Stripping Rangers of titles is pointless

Apparently, Rangers...or Oldco Rangers, or The Club Formally Known As Rangers, or The Biggest Scandal in Scottish Football History, or whatever else you'd like to call them...are finally going to be liquidated later this month.

That's right; the football season is now more than two months old, and still this sorry saga hasn't died a death.  And it won't for a while yet; the tribunal on the club's use of Employment Benefit Trusts, chaired by Lord Nimmo Smith, will sit in November.  This tribunal will firstly decide on whether these EBTs were illegal in football terms; if Oldco Rangers are found guilty of this, the tribunal will then have to decide on a punishment.

Of course, as a result of the impending liquidation, Rangers have been thrown out of the SPL and forced to start in the bottom tier.  They are currently under an embargo which prevents from signing any players in the next two transfer windows.  Several first team players with a market value of six or seven figures have walked away for nothing.  Whilst Celtic fans look forward to an away trip to Barcelona in the Champions League in a few weeks, Bluenoses instead have travels to Stirling and Cumbernauld ahead of them.

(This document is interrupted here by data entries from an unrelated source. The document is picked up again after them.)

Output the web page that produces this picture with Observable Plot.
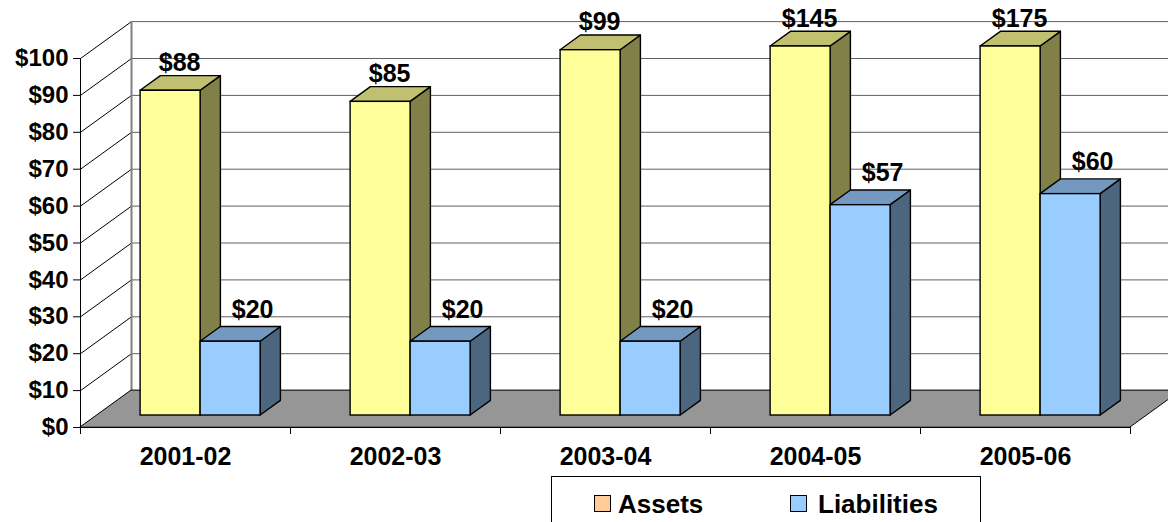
<!DOCTYPE html>
<html>
<head>
<meta charset="utf-8">
<script src="https://cdn.jsdelivr.net/npm/d3@7"></script>
<script src="https://cdn.jsdelivr.net/npm/@observablehq/plot@0.6"></script>
<style>
  html, body { margin: 0; padding: 0; background: #fff; overflow: hidden; }
  body { width: 1168px; height: 522px; font-family: "Liberation Sans", Arial, sans-serif; }
  #legend { position: relative; margin-left: 551px; width: 430px; height: 70px; box-sizing: border-box;
            border: 1px solid #000; font-weight: bold; font-size: 26px; }
  #legend .sw { position: absolute; top: 18px; width: 17px; height: 17px; box-sizing: border-box; border: 1px solid #000; }
  #legend .lb { position: absolute; top: 14px; line-height: 26px; white-space: nowrap; }
</style>
</head>
<body>
<div id="chart"></div>
<div id="legend"></div>
<script>
// ---- data ----
const categories = ["2001-02", "2002-03", "2003-04", "2004-05", "2005-06"];
const assets = [88, 85, 99, 145, 175];
const liabilities = [20, 20, 20, 57, 60];
const yTicks = [0, 10, 20, 30, 40, 50, 60, 70, 80, 90, 100];
const axisMax = 100;
const seriesNames = ["Assets", "Liabilities"];

// ---- styling / geometry ----
const styles = [
  {front: "#FFFF99", top: "#C0C070", side: "#808048", legend: "#FFCC99", labelDx: 9, labelDy: -20},
  {front: "#99CCFF", top: "#7399C0", side: "#4D6680", legend: "#99CCFF", labelDx: 22, labelDy: -24}
];
const BW = 0.2857, CEN = 0.493;
const D1 = 3.25, D2 = 7.23, WALL = 10;
const XPERY = 0.02429;          // x-depth per unit of y-depth
const WDX = WALL * XPERY;
const n = categories.length;

const seriesValues = [assets, liabilities];
const bars = [];
seriesValues.forEach((vals, si) => vals.forEach((v, i) => {
  const xl = i + CEN - BW + si * BW, xr = xl + BW, h = Math.min(v, axisMax);
  bars.push({si, i, v, h, xl, xr, key: si + "-" + i});
}));

const sideRows = bars.flatMap(b => [
  {si: b.si, key: b.key, x: b.xr + D1 * XPERY, y1: D1, y2: b.h + D1},
  {si: b.si, key: b.key, x: b.xr + D2 * XPERY, y1: D2, y2: b.h + D2}
]);
const topRows = bars.flatMap(b => [
  {si: b.si, key: b.key, y: b.h + D1, x1: b.xl + D1 * XPERY, x2: b.xr + D1 * XPERY},
  {si: b.si, key: b.key, y: b.h + D2, x1: b.xl + D2 * XPERY, x2: b.xr + D2 * XPERY}
]);
const floorRows = [
  {y: 0, x1: 0, x2: n},
  {y: WALL, x1: WDX, x2: n + WDX}
];

const marks = [
  Plot.ruleY(yTicks, {y: d => d + WALL, x1: WDX, x2: n + WDX, stroke: "#606060", strokeWidth: 1}),
  Plot.link(yTicks, {x1: 0, y1: d => d, x2: WDX, y2: d => d + WALL, stroke: "#000", strokeWidth: 1}),
  Plot.ruleX([WDX], {y1: WALL, y2: axisMax + WALL, stroke: "#808080", strokeWidth: 2}),
  Plot.areaX(floorRows, {y: "y", x1: "x1", x2: "x2", fill: "#969696", stroke: "#000", strokeWidth: 1})
];
styles.forEach((s, si) => {
  marks.push(Plot.areaY(sideRows.filter(d => d.si === si),
    {x: "x", y1: "y1", y2: "y2", z: "key", fill: s.side, stroke: "#000", strokeWidth: 1.4, strokeLinejoin: "round"}));
});
styles.forEach((s, si) => {
  marks.push(Plot.areaX(topRows.filter(d => d.si === si),
    {y: "y", x1: "x1", x2: "x2", z: "key", fill: s.top, stroke: "#000", strokeWidth: 1.4, strokeLinejoin: "round"}));
});
styles.forEach((s, si) => {
  marks.push(Plot.rect(bars.filter(d => d.si === si),
    {x1: d => d.xl + D1 * XPERY, x2: d => d.xr + D1 * XPERY, y1: D1, y2: d => d.h + D1,
     fill: s.front, stroke: "#000", strokeWidth: 1.4}));
});
styles.forEach((s, si) => {
  marks.push(Plot.text(bars.filter(d => d.si === si),
    {x: d => (d.xl + d.xr) / 2 + D1 * XPERY, y: d => d.h + D1, text: d => "$" + d.v,
     dx: s.labelDx, dy: s.labelDy, lineAnchor: "bottom", textAnchor: "middle", fontSize: 25, fontWeight: "bold"}));
});
marks.push(Plot.text(categories, {x: (d, i) => i + 0.5, y: 0, text: d => d, dy: 37, lineAnchor: "bottom",
  textAnchor: "middle", fontSize: 25, fontWeight: "bold"}));

const chart = Plot.plot({
  width: 1168,
  height: 476,
  marginLeft: 80,
  marginRight: 38,
  marginTop: 58,
  marginBottom: 49,
  style: {fontFamily: "'Liberation Sans', Arial, sans-serif", fontSize: "24px", fontWeight: "bold",
          color: "#000", background: "#fff", overflow: "hidden"},
  x: {type: "linear", domain: [0, n], ticks: d3.range(0, n + 1), tickFormat: () => "", tickSize: 7, label: null, line: true},
  y: {domain: [0, axisMax], ticks: yTicks, tickFormat: d => "$" + d, tickSize: 7, tickPadding: 5, label: null, line: true},
  marks
});
document.getElementById("chart").appendChild(chart);

// ---- legend ----
const legend = document.getElementById("legend");
const legendPos = [{sw: 42, lb: 66}, {sw: 238, lb: 266}];
seriesNames.forEach((name, si) => {
  const sw = document.createElement("div");
  sw.className = "sw";
  sw.style.left = legendPos[si].sw + "px";
  sw.style.background = styles[si].legend;
  const lb = document.createElement("div");
  lb.className = "lb";
  lb.style.left = legendPos[si].lb + "px";
  lb.textContent = name;
  legend.appendChild(sw);
  legend.appendChild(lb);
});
</script>
</body>
</html>
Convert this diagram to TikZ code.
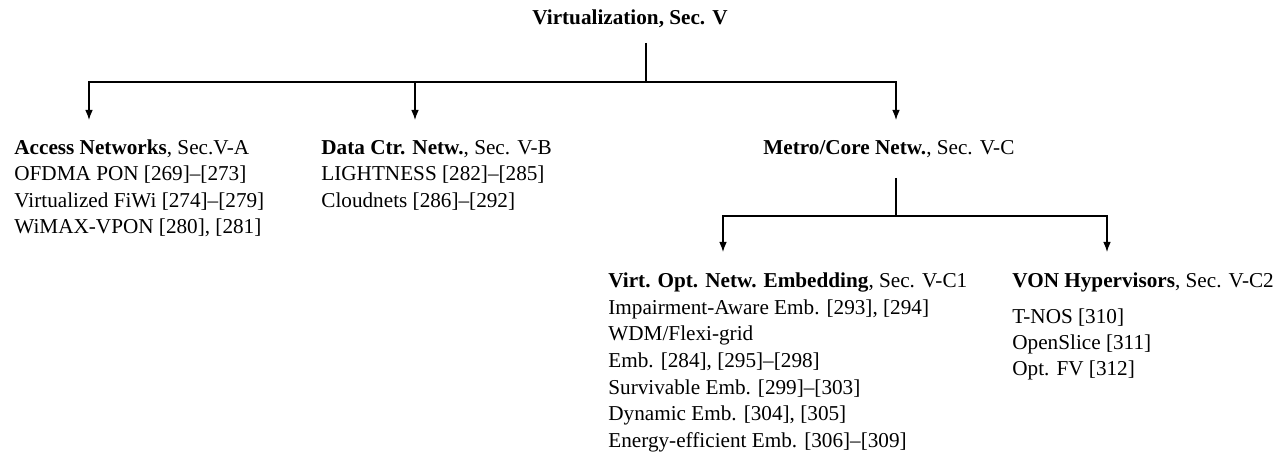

It is worth noting that this outcome is not really a 'punishment'; Rangers went bust, and ultimately have been treated the way any other club could (or, at least, should) have been treated in the circumstances - by being chucked to the bottom of the league pyramid.  But, aside from expelling them from the league all together - or handicapping them with a points deduction, there aren't very many options available to the tribunal for punishing Rangers.

It seems that the most likely outcome is that the Ibrox club will be stripped of the trophies it won during the EBT period.  It's unclear whether they will be handed to the teams which finished as runners-up - which could mean cup wins for the likes of Queen of the South and Ayr United, and that Celtic would, belatedly, crush the Nine-In-A-Row record set by Jock Stein's Hoops side and the Rangers of the 1990s - or whether they would just be expunged in the record books.

Unsurprisingly, Rangers fans are pretty hacked off about this possibility.  The Gers' head honcho, Charles Green, has used the situation brilliantly; he's spouting conspiracy theories faster than David Icke, he's suggested a sectarian agenda against his club, all the while keeping the more, shall we say, rank-and-file Rangers support onside and interested in what's going on.  Whatever you say about the average Rangers fan - and there's plenty I could say but for the fact that this is a family blog - they have turned out in heroic numbers for matches against the likes of Montrose and East Stirlingshire, and rallied to the club's cause.  And part of that has been because Green has easily won the PR war against Scottish football's authorities.  As in the time of Craig Whyte, the Scottish sports media are happy to print any old rubbish being spouted from the press office in Govan, no questions asked, while the people in charge procrastinate and fail to take charge of the situation.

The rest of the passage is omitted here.